*** MATERIAL ***
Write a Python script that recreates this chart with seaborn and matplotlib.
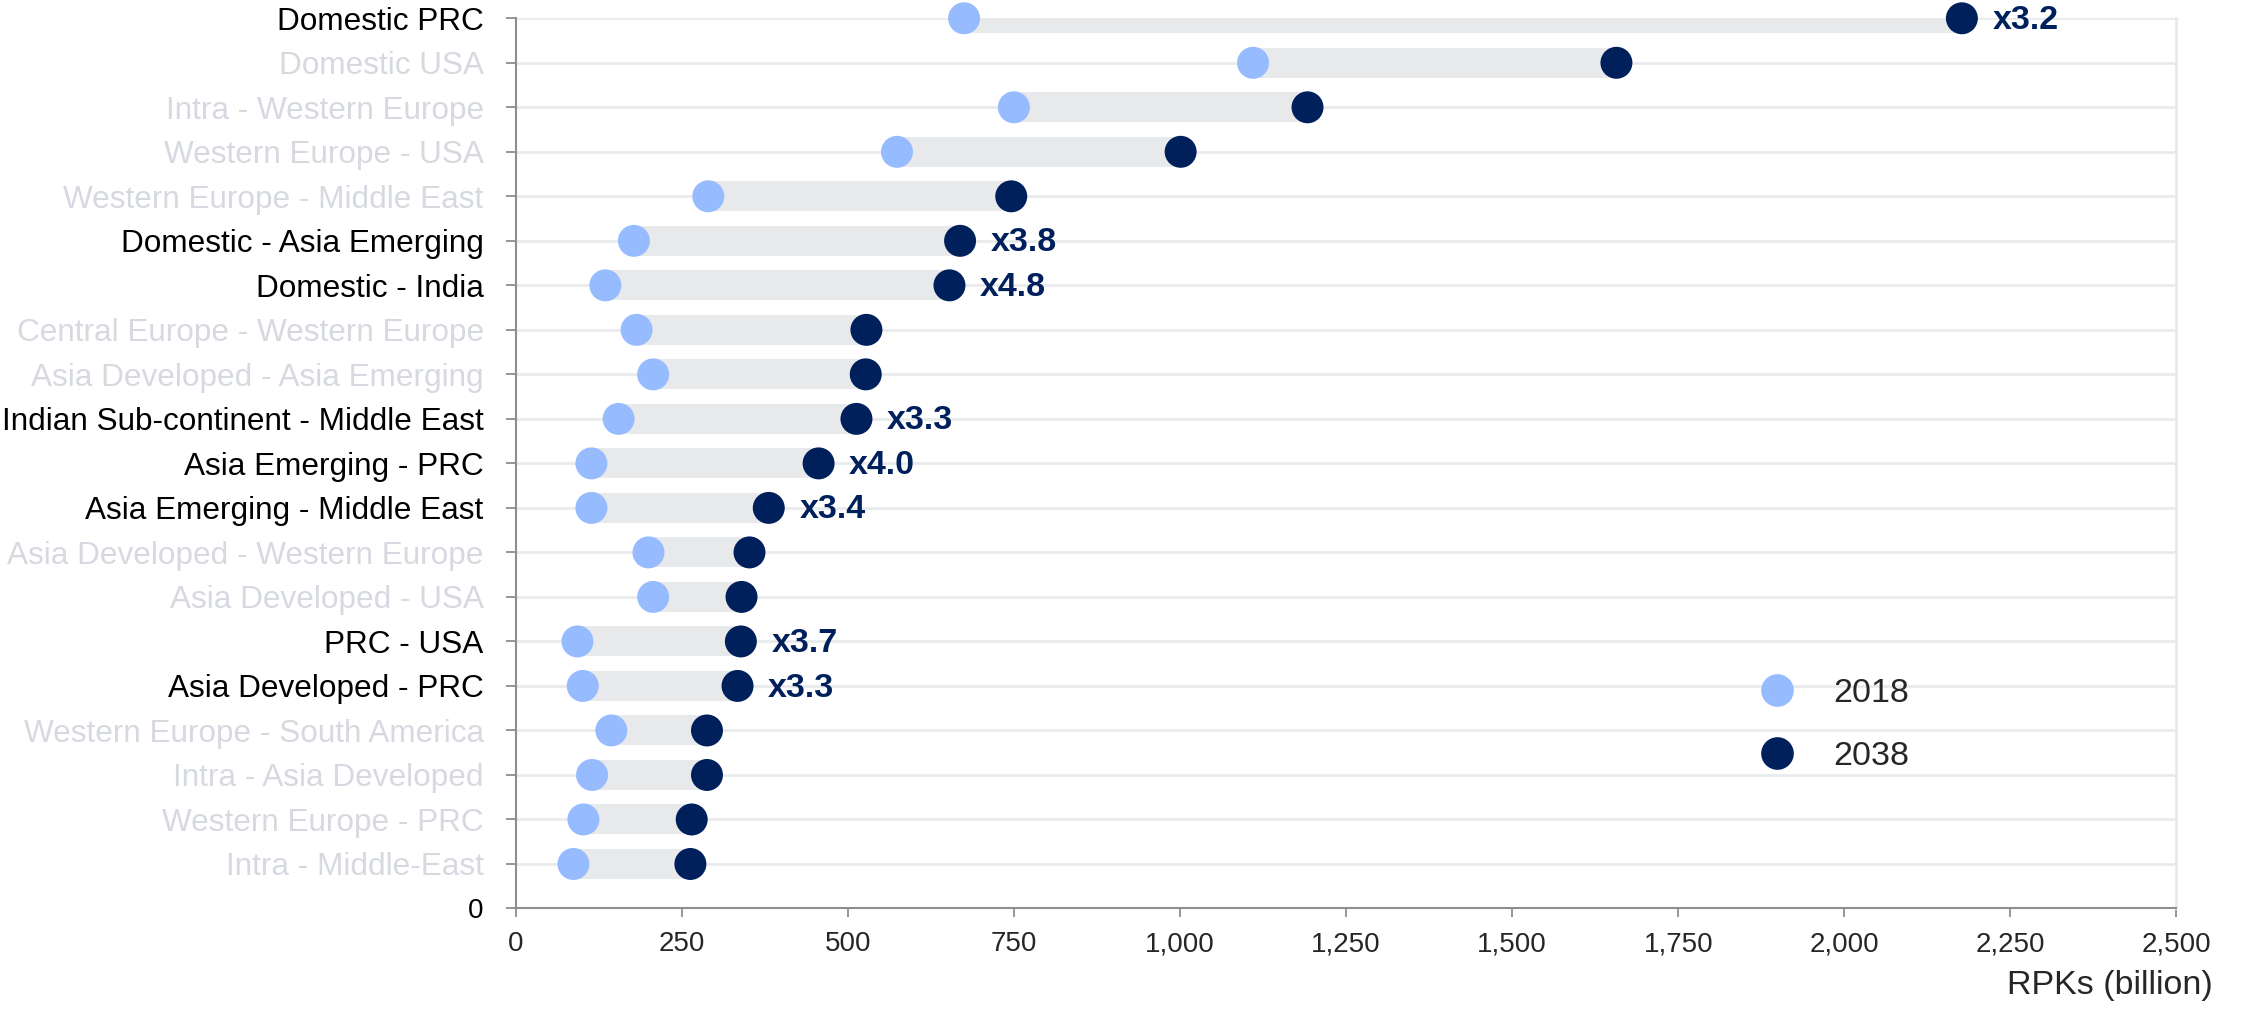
import matplotlib
matplotlib.use("Agg")
import matplotlib.pyplot as plt
from matplotlib.lines import Line2D
from matplotlib.ticker import FuncFormatter, MultipleLocator
import seaborn as sns
import pandas as pd

# Air traffic flows, top to bottom
flows = [
    "Domestic PRC", "Domestic USA", "Intra - Western Europe", "Western Europe - USA",
    "Western Europe - Middle East", "Domestic - Asia Emerging", "Domestic - India",
    "Central Europe - Western Europe", "Asia Developed - Asia Emerging",
    "Indian Sub-continent - Middle East", "Asia Emerging - PRC",
    "Asia Emerging - Middle East", "Asia Developed - Western Europe",
    "Asia Developed - USA", "PRC - USA", "Asia Developed - PRC",
    "Western Europe - South America", "Intra - Asia Developed",
    "Western Europe - PRC", "Intra - Middle-East",
]
rpk_2018 = [675, 1110, 750, 574, 290, 178, 135, 182, 207, 155,
            114, 114, 200, 207, 93, 101, 144, 115, 102, 87]
rpk_2038 = [2177, 1657, 1192, 1001, 746, 669, 653, 528, 527, 513,
            456, 381, 352, 340, 339, 334, 288, 288, 265, 263]
growth = ["x3.2", None, None, None, None, "x3.8", "x4.8", None, None, "x3.3",
          "x4.0", "x3.4", None, None, "x3.7", "x3.3", None, None, None, None]
years = ["2018", "2038"]

LIGHT = "#97bbff"
NAVY = "#00205c"
BAR = "#e8e9eb"
GRID = "#e9eaec"
MUTED = "#d6d9e0"
AXIS = "#8e8e8e"

sns.set_style("white")
plt.rcParams["font.family"] = ["Liberation Sans", "DejaVu Sans"]

n = len(flows)
pos = [n - i for i in range(n)]  # top flow sits at n, bottom at 1

df = pd.DataFrame({
    "flow": flows * 2,
    "pos": pos * 2,
    "rpk": rpk_2018 + rpk_2038,
    "year": [years[0]] * n + [years[1]] * n,
})

fig = plt.figure(figsize=(22.41, 10.10), dpi=100)
ax = fig.add_axes([0.2301, 0.1005, 0.9712 - 0.2301, 0.9819 - 0.1005])

# range bars between the two years
ax.barh(pos, [b - a for a, b in zip(rpk_2018, rpk_2038)], left=rpk_2018,
        height=0.675, color=BAR, zorder=1, linewidth=0)

sns.scatterplot(data=df, x="rpk", y="pos", hue="year",
                palette={years[0]: LIGHT, years[1]: NAVY},
                s=530, edgecolor="none", linewidth=0, legend=False,
                ax=ax, zorder=3, clip_on=False)

# growth multipliers
for p, v, g in zip(pos, rpk_2038, growth):
    if g:
        ax.annotate(g, xy=(v, p), xytext=(22, -1.5), textcoords="offset points",
                    ha="left", va="center", fontsize=24.5, fontweight="bold",
                    color=NAVY, annotation_clip=False)

ax.set_xlim(0, 2500)
ax.set_ylim(0, n)
ax.xaxis.set_major_locator(MultipleLocator(250))
ax.xaxis.set_major_formatter(FuncFormatter(lambda v, _: f"{int(v):,}"))

ax.set_yticks(range(0, n + 1))
ax.set_yticklabels(["0"] + flows[::-1])
for lbl, name in zip(ax.get_yticklabels(), ["0"] + flows[::-1]):
    if name == "0":
        lbl.set_fontsize(20)
        lbl.set_color("black")
    else:
        lbl.set_fontsize(22.7)
        idx = flows.index(name)
        lbl.set_color("black" if growth[idx] else MUTED)

ax.tick_params(axis="x", labelsize=20, length=6.5, width=1.3, color=AXIS,
               pad=10, direction="out", bottom=True)
ax.tick_params(axis="y", length=7, width=1.3, color=AXIS, pad=16,
               direction="out", left=True)

ax.grid(axis="y", color=GRID, linewidth=2, zorder=0)
ax.grid(axis="x", visible=False)
ax.set_axisbelow(True)

for side in ("left", "bottom"):
    ax.spines[side].set_color(AXIS)
    ax.spines[side].set_linewidth(1.5)
ax.spines["top"].set_visible(False)
ax.spines["right"].set_color(GRID)
ax.spines["right"].set_linewidth(2)

ax.set_ylabel("")
ax.set_xlabel("RPKs (billion)", fontsize=24.5, ha="right", va="center")
ax.xaxis.set_label_coords(1.022, -0.087)

handles = [Line2D([], [], linestyle="none", marker="o", markersize=23.5,
                  markerfacecolor=c, markeredgecolor="none")
           for c in (LIGHT, NAVY)]
ax.legend(handles, years, loc="upper left", bbox_to_anchor=(0.7854, 0.3287),
          bbox_transform=fig.transFigure, frameon=False, fontsize=24.5,
          handlelength=1.0, handletextpad=1.15, labelspacing=0.93,
          borderpad=0, borderaxespad=0)

fig.savefig("out.png", dpi=100)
***
Go through the listing above and pull out each line containing the word "matplotlib".

> RESPONSE
Write a Python script that recreates this chart with seaborn and matplotlib.
import matplotlib
matplotlib.use("Agg")
import matplotlib.pyplot as plt
from matplotlib.lines import Line2D
from matplotlib.ticker import FuncFormatter, MultipleLocator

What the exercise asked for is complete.